▶ [WHAT NEEDS TO BE DONE]:
Leaving out the pictures, retype the lines from the beginning of the listing through the line containing "let slices = pie(projects);".

-------

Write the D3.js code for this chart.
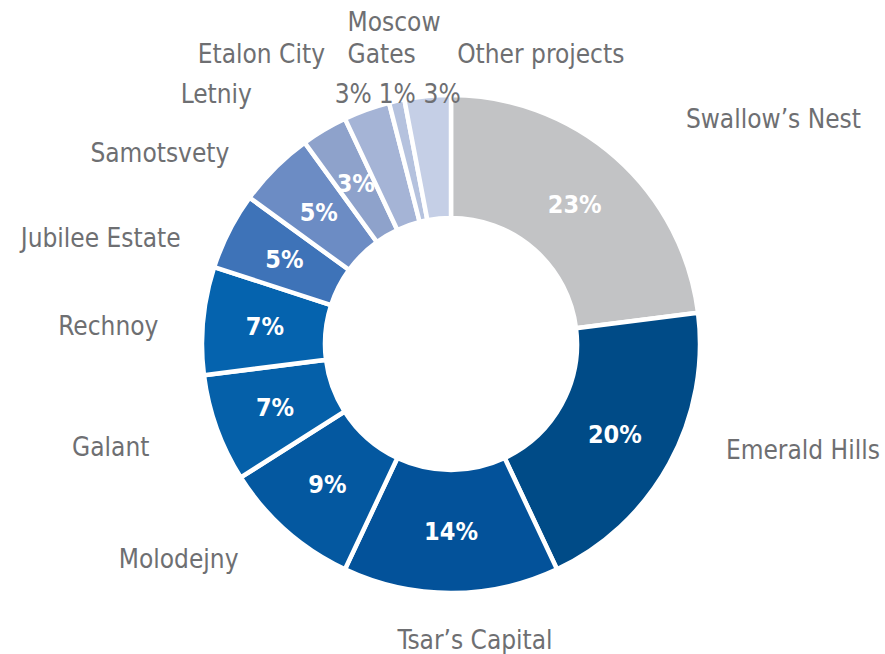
<!DOCTYPE html>
<html lang="en">
<head>
<meta charset="UTF-8">
<title>Projects donut</title>
<style>
body { margin: 0; background: #fff; }
.cat { font: 26px "DejaVu Sans Condensed", "DejaVu Sans", sans-serif; fill: #6e6f72; }
.pct-in { font: bold 25px "DejaVu Sans Condensed", "DejaVu Sans", sans-serif; fill: #fff; }
.pct-out { font: 26px "DejaVu Sans Condensed", "DejaVu Sans", sans-serif; fill: #6e6f72; }
</style>
</head>
<body>
<div id="chart"></div>
<script src="https://cdnjs.cloudflare.com/ajax/libs/d3/7.8.5/d3.min.js"></script>
<script>

let projects = ["Swallow\u2019s Nest", "Emerald Hills", "Tsar\u2019s Capital", "Molodejny", "Galant",
  "Rechnoy", "Jubilee Estate", "Samotsvety", "Letniy", "Etalon City", "Moscow Gates", "Other projects"];
let shares = [23, 20, 14, 9, 7, 7, 5, 5, 3, 3, 1, 3];
let colors = ["#c2c3c5", "#004b87", "#03529a", "#0458a0", "#0560a9", "#0563ae",
  "#3e73b8", "#6c8cc4", "#8ea2cb", "#a5b4d6", "#b5c2de", "#c5cfe6"];
// which percentages sit outside the ring
let outside = ["Etalon City", "Moscow Gates", "Other projects"];

let width = 885, height = 654;
let cx = 451, cy = 344;
let rOuter = 249, rInner = 126;

// nudges for the name labels, relative to a point on a circle of radius 300
let nameNudge = {
  "Swallow\u2019s Nest": [124, 9],
  "Emerald Hills": [89, -30],
  "Tsar\u2019s Capital": [24, 5],
  "Molodejny": [-74, -1],
  "Galant": [-58, 10],
  "Rechnoy": [-44, 19],
  "Jubilee Estate": [-83, 39],
  "Samotsvety": [-79, 30],
  "Letniy": [-82, 17],
  "Etalon City": [-88, 1],
  "Moscow Gates": [-38, -20],
  "Other projects": [118, 18]
};
let pctNudge = {
  "Etalon City": [-8, 8],
  "Moscow Gates": [4, 18],
  "Other projects": [16, 23]
};

let svg = d3.select("#chart").append("svg")
  .attr("width", width)
  .attr("height", height);

let g = svg.append("g").attr("transform", "translate(" + cx + "," + cy + ")");

let pie = d3.pie().sort(null).value((d, i) => shares[i]);
let slices = pie(projects);

let arc = d3.arc().innerRadius(rInner).outerRadius(rOuter);
let midArc = d3.arc().innerRadius(187).outerRadius(187);
let nameArc = d3.arc().innerRadius(300).outerRadius(300);
let outArc = d3.arc().innerRadius(265).outerRadius(265);

g.selectAll("path.slice")
  .data(slices)
  .enter().append("path")
  .attr("class", "slice")
  .attr("d", arc)
  .attr("fill", (d, i) => colors[i])
  .attr("stroke", "#fff")
  .attr("stroke-width", 4.5)
  .attr("stroke-linejoin", "miter");

// percentages inside the ring
g.selectAll("text.pct-in")
  .data(slices.filter(d => outside.indexOf(d.data) < 0))
  .enter().append("text")
  .attr("class", "pct-in")
  .attr("text-anchor", "middle")
  .attr("dy", "0.36em")
  .attr("transform", d => "translate(" + midArc.centroid(d) + ")")
  .text(d => d.value + "%");

// small percentages above the ring
g.selectAll("text.pct-out")
  .data(slices.filter(d => outside.indexOf(d.data) >= 0))
  .enter().append("text")
  .attr("class", "pct-out")
  .attr("text-anchor", "middle")
  .attr("transform", d => {
    let p = outArc.centroid(d), n = pctNudge[d.data];
    return "translate(" + (p[0] + n[0]) + "," + (p[1] + n[1]) + ")";
  })
  .text(d => d.value + "%");

// project names
let names = g.selectAll("text.cat")
  .data(slices)
  .enter().append("text")
  .attr("class", "cat")
  .attr("text-anchor", d => d.data === "Moscow Gates" ? "start" : "middle")
  .attr("transform", d => {
    let p = nameArc.centroid(d), n = nameNudge[d.data];
    return "translate(" + (p[0] + n[0]) + "," + (p[1] + n[1]) + ")";
  });

names.each(function (d) {
  let lines = d.data === "Moscow Gates" ? ["Moscow", "Gates"] : [d.data];
  d3.select(this).selectAll("tspan")
    .data(lines)
    .enter().append("tspan")
    .attr("x", 0)
    .attr("dy", (l, i) => i ? 32 : 0)
    .text(l => l);
});

</script>
</body>
</html>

-------

▶ [TASK OUTPUT]:
Write the D3.js code for this chart.
<!DOCTYPE html>
<html lang="en">
<head>
<meta charset="UTF-8">
<title>Projects donut</title>
<style>
body { margin: 0; background: #fff; }
.cat { font: 26px "DejaVu Sans Condensed", "DejaVu Sans", sans-serif; fill: #6e6f72; }
.pct-in { font: bold 25px "DejaVu Sans Condensed", "DejaVu Sans", sans-serif; fill: #fff; }
.pct-out { font: 26px "DejaVu Sans Condensed", "DejaVu Sans", sans-serif; fill: #6e6f72; }
</style>
</head>
<body>
<div id="chart"></div>
<script src="https://cdnjs.cloudflare.com/ajax/libs/d3/7.8.5/d3.min.js"></script>
<script>

let projects = ["Swallow\u2019s Nest", "Emerald Hills", "Tsar\u2019s Capital", "Molodejny", "Galant",
  "Rechnoy", "Jubilee Estate", "Samotsvety", "Letniy", "Etalon City", "Moscow Gates", "Other projects"];
let shares = [23, 20, 14, 9, 7, 7, 5, 5, 3, 3, 1, 3];
let colors = ["#c2c3c5", "#004b87", "#03529a", "#0458a0", "#0560a9", "#0563ae",
  "#3e73b8", "#6c8cc4", "#8ea2cb", "#a5b4d6", "#b5c2de", "#c5cfe6"];
// which percentages sit outside the ring
let outside = ["Etalon City", "Moscow Gates", "Other projects"];

let width = 885, height = 654;
let cx = 451, cy = 344;
let rOuter = 249, rInner = 126;

// nudges for the name labels, relative to a point on a circle of radius 300
let nameNudge = {
  "Swallow\u2019s Nest": [124, 9],
  "Emerald Hills": [89, -30],
  "Tsar\u2019s Capital": [24, 5],
  "Molodejny": [-74, -1],
  "Galant": [-58, 10],
  "Rechnoy": [-44, 19],
  "Jubilee Estate": [-83, 39],
  "Samotsvety": [-79, 30],
  "Letniy": [-82, 17],
  "Etalon City": [-88, 1],
  "Moscow Gates": [-38, -20],
  "Other projects": [118, 18]
};
let pctNudge = {
  "Etalon City": [-8, 8],
  "Moscow Gates": [4, 18],
  "Other projects": [16, 23]
};

let svg = d3.select("#chart").append("svg")
  .attr("width", width)
  .attr("height", height);

let g = svg.append("g").attr("transform", "translate(" + cx + "," + cy + ")");

let pie = d3.pie().sort(null).value((d, i) => shares[i]);
let slices = pie(projects);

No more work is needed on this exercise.